[Code that draws figures]
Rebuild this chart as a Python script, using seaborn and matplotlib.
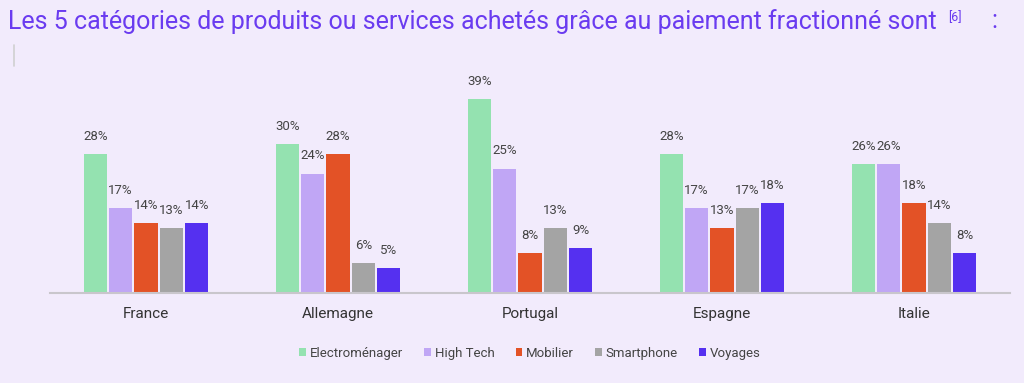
import pandas as pd
import seaborn as sns
import matplotlib.pyplot as plt
from matplotlib.lines import Line2D

countries = ['France', 'Allemagne', 'Portugal', 'Espagne', 'Italie']
categories = ['Electroménager', 'High Tech', 'Mobilier', 'Smartphone', 'Voyages']
electromenager = [28, 30, 39, 28, 26]
high_tech = [17, 24, 25, 17, 26]
mobilier = [14, 28, 8, 13, 18]
smartphone = [13, 6, 13, 17, 14]
voyages = [14, 5, 9, 18, 8]

colors = ['#94E2B0', '#C0A6F5', '#E35226', '#A4A4A4', '#5530F0']
bg = '#F2EBFC'

series = [electromenager, high_tech, mobilier, smartphone, voyages]
rows = []
for cat, vals in zip(categories, series):
    for country, v in zip(countries, vals):
        rows.append({'pays': country, 'categorie': cat, 'valeur': v})
df = pd.DataFrame(rows)

sns.set_theme(style='white')
plt.rcParams['font.family'] = ['Roboto', 'DejaVu Sans']

fig = plt.figure(figsize=(10.24, 3.83), dpi=100, facecolor=bg)
ax = fig.add_axes([50 / 1024, 1 - 293 / 383, 960 / 1024, 209 / 383])
ax.set_facecolor(bg)

sns.barplot(df, x='pays', y='valeur', hue='categorie', order=countries,
            hue_order=categories, palette=colors, width=0.66, gap=0.08,
            saturation=1, linewidth=0, ax=ax)

for cont in ax.containers:
    ax.bar_label(cont, fmt='%g%%', padding=8, fontsize=9.5, color='#444444')

ax.set_xlim(-0.5, 4.5)
ax.set_ylim(0, 42)
ax.set_xlabel('')
ax.set_ylabel('')
ax.set_yticks([])
ax.tick_params(axis='x', length=0, pad=10, labelsize=11, labelcolor='#333333')
for side in ['top', 'right', 'left']:
    ax.spines[side].set_visible(False)
ax.spines['bottom'].set_color('#C9C6CC')
ax.spines['bottom'].set_linewidth(1.5)

ax.legend(loc='upper center', bbox_to_anchor=(0.5, -0.2), ncol=5, frameon=False,
          fontsize=9.5, handlelength=0.5, handleheight=0.5, handletextpad=0.3,
          columnspacing=1.6, labelcolor='#444444')

title = 'Les 5 catégories de produits ou services achetés grâce au paiement fractionné sont'
fig.text(0.008, 0.945, title, fontsize=18, color='#6A3BF0', va='center', ha='left')
fig.text(0.926, 0.955, '[6]', fontsize=9, color='#6A3BF0', va='center', ha='left')
fig.text(0.968, 0.945, ':', fontsize=18, color='#6A3BF0', va='center', ha='left')
fig.add_artist(Line2D([14 / 1024, 14 / 1024], [1 - 45 / 383, 1 - 66 / 383],
                      color='#D0D0D0', linewidth=1.2))

fig.savefig('out.png', dpi=100, facecolor=bg)
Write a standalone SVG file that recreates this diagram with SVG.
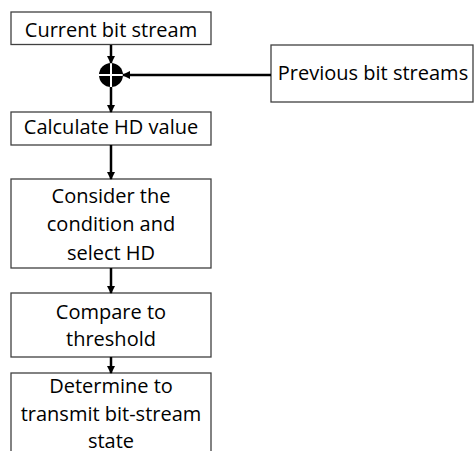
<svg xmlns="http://www.w3.org/2000/svg" width="474" height="451" viewBox="0 0 474 451">
  <defs>
    <marker id="arrow" markerWidth="10" markerHeight="10" refX="7" refY="5" orient="auto" markerUnits="userSpaceOnUse">
      <path d="M0,1 L8,5 L0,9 Z" fill="#000"/>
    </marker>
    <style>
      .box { fill: #fff; stroke: #404040; stroke-width: 1.3; }
      .label { font-family: "Open Sans", "Liberation Sans", sans-serif; font-size: 20px; fill: #000; text-anchor: middle; }
      .link { stroke: #000; stroke-width: 2.5; fill: none; marker-end: url(#arrow); }
    </style>
  </defs>
  <rect width="474" height="451" fill="#fff"/>

  <g id="current">
    <rect class="box" x="11" y="12" width="200" height="32.5"/>
    <text class="label" x="111" y="36.5">Current bit stream</text>
  </g>

  <g id="previous">
    <rect class="box" x="271" y="45" width="202" height="57"/>
    <text class="label" x="373" y="80">Previous bit streams</text>
  </g>

  <g id="xor">
    <circle cx="111" cy="75" r="12" fill="#000"/>
    <path d="M99,75 H123 M111,63 V87" stroke="#fff" stroke-width="2"/>
  </g>

  <g id="calc">
    <rect class="box" x="11" y="112" width="200" height="33"/>
    <text class="label" x="111" y="133.5">Calculate HD value</text>
  </g>

  <g id="select">
    <rect class="box" x="11" y="179" width="200" height="89"/>
    <text class="label" x="111" y="202.5">Consider the</text>
    <text class="label" x="111" y="230.5">condition and</text>
    <text class="label" x="111" y="259.5">select HD</text>
  </g>

  <g id="compare">
    <rect class="box" x="11" y="293" width="200" height="64"/>
    <text class="label" x="111" y="319">Compare to</text>
    <text class="label" x="111" y="346">threshold</text>
  </g>

  <g id="determine">
    <rect class="box" x="11" y="373" width="200" height="90"/>
    <text class="label" x="111" y="393">Determine to</text>
    <text class="label" x="111" y="421">transmit bit-stream</text>
    <text class="label" x="111" y="447.5">state</text>
  </g>

  <g id="connectors">
    <line class="link" x1="111" y1="45" x2="111" y2="63"/>
    <line class="link" x1="271" y1="75" x2="123" y2="75"/>
    <line class="link" x1="111" y1="87" x2="111" y2="112"/>
    <line class="link" x1="111" y1="145" x2="111" y2="179"/>
    <line class="link" x1="111" y1="268" x2="111" y2="293"/>
    <line class="link" x1="111" y1="357" x2="111" y2="373"/>
  </g>
</svg>
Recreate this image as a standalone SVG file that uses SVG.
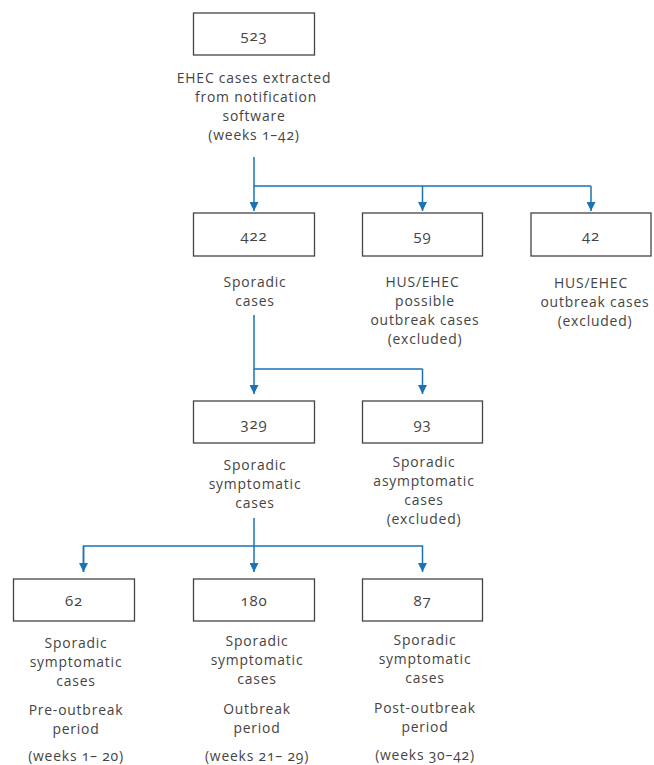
<svg xmlns="http://www.w3.org/2000/svg" width="654" height="765" viewBox="0 0 654 765">
<defs>
<marker id="arr" viewBox="0 0 10 10" refX="10" refY="5" markerWidth="9" markerHeight="9" markerUnits="userSpaceOnUse" orient="auto">
<path d="M0,0 L10,5 L0,10 z" fill="#1a73b5"/>
</marker>
<style>
.box{fill:#fff;stroke:#444;stroke-width:1.3}
text{font-family:"Open Sans","Noto Sans",sans-serif;font-size:13.9px;letter-spacing:0.8px;fill:#444;text-anchor:middle;font-variant-numeric:oldstyle-nums}
.n{font-size:15px}
.c{fill:none;stroke:#1a73b5;stroke-width:1.5}
</style>
</defs>
<rect width="654" height="765" fill="#fff"/>
<g id="connectors">
<path class="c" d="M254,157 V186 H591"/>
<path class="c" d="M254,186 V211" marker-end="url(#arr)"/>
<path class="c" d="M422.5,186 V211" marker-end="url(#arr)"/>
<path class="c" d="M591,186 V211" marker-end="url(#arr)"/>
<path class="c" d="M254,315 V369 H422.5"/>
<path class="c" d="M254,369 V394" marker-end="url(#arr)"/>
<path class="c" d="M422.5,369 V394" marker-end="url(#arr)"/>
<path class="c" d="M254,518 V546"/>
<path class="c" d="M83.5,572 V546 H422.5 V572" marker-end="url(#arr)"/>
<path class="c" d="M83.5,546 V572" marker-end="url(#arr)"/>
<path class="c" d="M254,546 V572" marker-end="url(#arr)"/>
</g>
<g id="n523">
<rect class="box" x="193.5" y="13" width="121" height="42"/>
<text class="n" x="254" y="41">523</text>
<text x="254" y="83">EHEC cases extracted</text>
<text x="256" y="102">from notification</text>
<text x="254" y="121">software</text>
<text x="254" y="140">(weeks 1–42)</text>
</g>
<g id="n422">
<rect class="box" x="193.5" y="213" width="121" height="43"/>
<text class="n" x="254" y="241">422</text>
<text x="255" y="287">Sporadic</text>
<text x="255" y="306">cases</text>
</g>
<g id="n59">
<rect class="box" x="362.5" y="213" width="120" height="43"/>
<text class="n" x="422.5" y="241">59</text>
<text x="422.5" y="287">HUS/EHEC</text>
<text x="425" y="306">possible</text>
<text x="425" y="325">outbreak cases</text>
<text x="425" y="344">(excluded)</text>
</g>
<g id="n42">
<rect class="box" x="531" y="213" width="120" height="43"/>
<text class="n" x="591" y="241">42</text>
<text x="591" y="288">HUS/EHEC</text>
<text x="595" y="307">outbreak cases</text>
<text x="595" y="326">(excluded)</text>
</g>
<g id="n329">
<rect class="box" x="193.5" y="401" width="121" height="42"/>
<text class="n" x="254" y="429">329</text>
<text x="255" y="470">Sporadic</text>
<text x="255" y="489">symptomatic</text>
<text x="255" y="508">cases</text>
</g>
<g id="n93">
<rect class="box" x="362.5" y="401" width="120" height="42"/>
<text class="n" x="422.5" y="429">93</text>
<text x="424" y="467">Sporadic</text>
<text x="424" y="486">asymptomatic</text>
<text x="424" y="505">cases</text>
<text x="424" y="524">(excluded)</text>
</g>
<g id="n62">
<rect class="box" x="13.5" y="579" width="121" height="42"/>
<text class="n" x="74" y="606">62</text>
<text x="76" y="648">Sporadic</text>
<text x="76" y="667">symptomatic</text>
<text x="76" y="686">cases</text>
<text x="76" y="715">Pre-outbreak</text>
<text x="76" y="734">period</text>
<text x="76" y="761">(weeks 1– 20)</text>
</g>
<g id="n180">
<rect class="box" x="193.5" y="579" width="121" height="42"/>
<text class="n" x="254" y="606">180</text>
<text x="257" y="646">Sporadic</text>
<text x="257" y="665">symptomatic</text>
<text x="257" y="684">cases</text>
<text x="257" y="714">Outbreak</text>
<text x="257" y="733">period</text>
<text x="257" y="761">(weeks 21– 29)</text>
</g>
<g id="n87">
<rect class="box" x="362.5" y="579" width="120" height="42"/>
<text class="n" x="422.5" y="606">87</text>
<text x="425" y="645">Sporadic</text>
<text x="425" y="664">symptomatic</text>
<text x="425" y="683">cases</text>
<text x="425" y="713">Post-outbreak</text>
<text x="425" y="732">period</text>
<text x="425" y="760">(weeks 30–42)</text>
</g>
</svg>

## Instructions to follow
Reproduce the data above word for word from its first line through the line that holds "from matplotlib.lines import Line2D", both ends included; skip pictures.

## Right answer
Rebuild this chart as a Python script, using seaborn and matplotlib.
import pandas as pd
import seaborn as sns
import matplotlib.pyplot as plt
from matplotlib.lines import Line2D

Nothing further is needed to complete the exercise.